# Betta just ate a glofish...when to feed him again...



## loren1983 (Nov 5, 2007)

Ok, we now have a 250.00 10 gal setup for our $3 betta, Finley. We added some friends after cycling (a few cory cats and 2 glofish) The first glofish didn't make it --filter was too strong for his tiny size. 

The second has been doing poorly for a few days after getting one eye banged in the filter. Today, came home and there is a tiny fish skeleton that the betta is sitting on top of, looking extremely fat. How long do I wait to feed him again?
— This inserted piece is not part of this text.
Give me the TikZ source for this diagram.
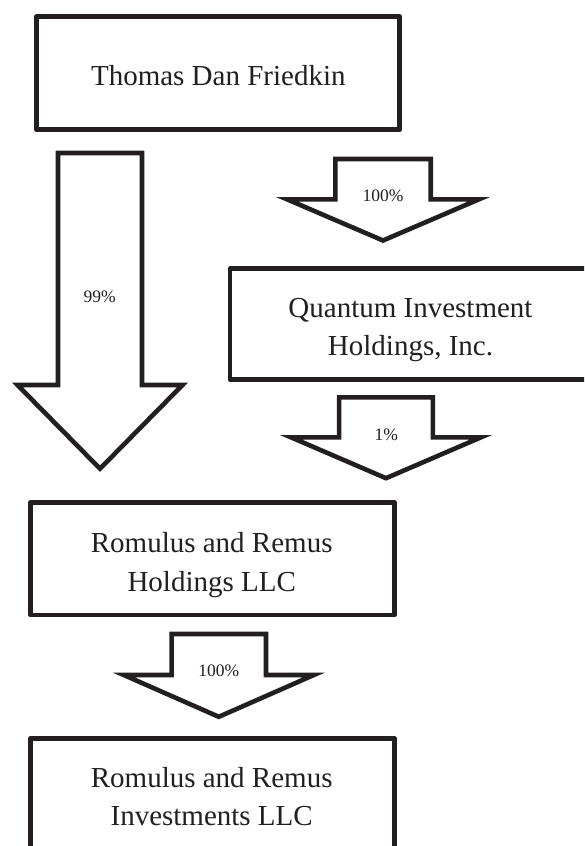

I don't want to deprive the cory cats, but the betta loves their food and eats it too...

Yours in fish,

Loren


----------



## Lupin (Aug 2, 2006)

loren1983 said:


> Ok, we now have a 250.00 10 gal setup for our $3 betta, Finley. We added some friends after cycling (a few cory cats and 2 glofish) The first glofish didn't make it --filter was too strong for his tiny size.
> 
> The second has been doing poorly for a few days after getting one eye banged in the filter. Today, came home and there is a tiny fish skeleton that the betta is sitting on top of, looking extremely fat. How long do I wait to feed him again? I don't want to deprive the cory cats, but the betta loves their food and eats it too...
> 
> ...


Welcome to Fishforum.com, Loren.:wave:

What filter are you using? I would replace it with something that will not harm your fish. What are your water parameters? You can stop feeding them for a day or two.


----------



## loren1983 (Nov 5, 2007)

Thanks! The filter is a Tetra Whisper Power Filter 5. 15. It really doesn't appear that powerful, but the glowfish were very tiny and I think it was too much for them. No trouble with my fat little cories and betta seems to like the motion contrary to typical betta preference. I was thinking of putting a screen on it... The 10 gal (I know, I know) just finished cycling after 2 months, and I do partial (2.5 gal) water changes 2x per week. I don't, however, vacuum the gravel. 

Thanks a bunch.

Loren


----------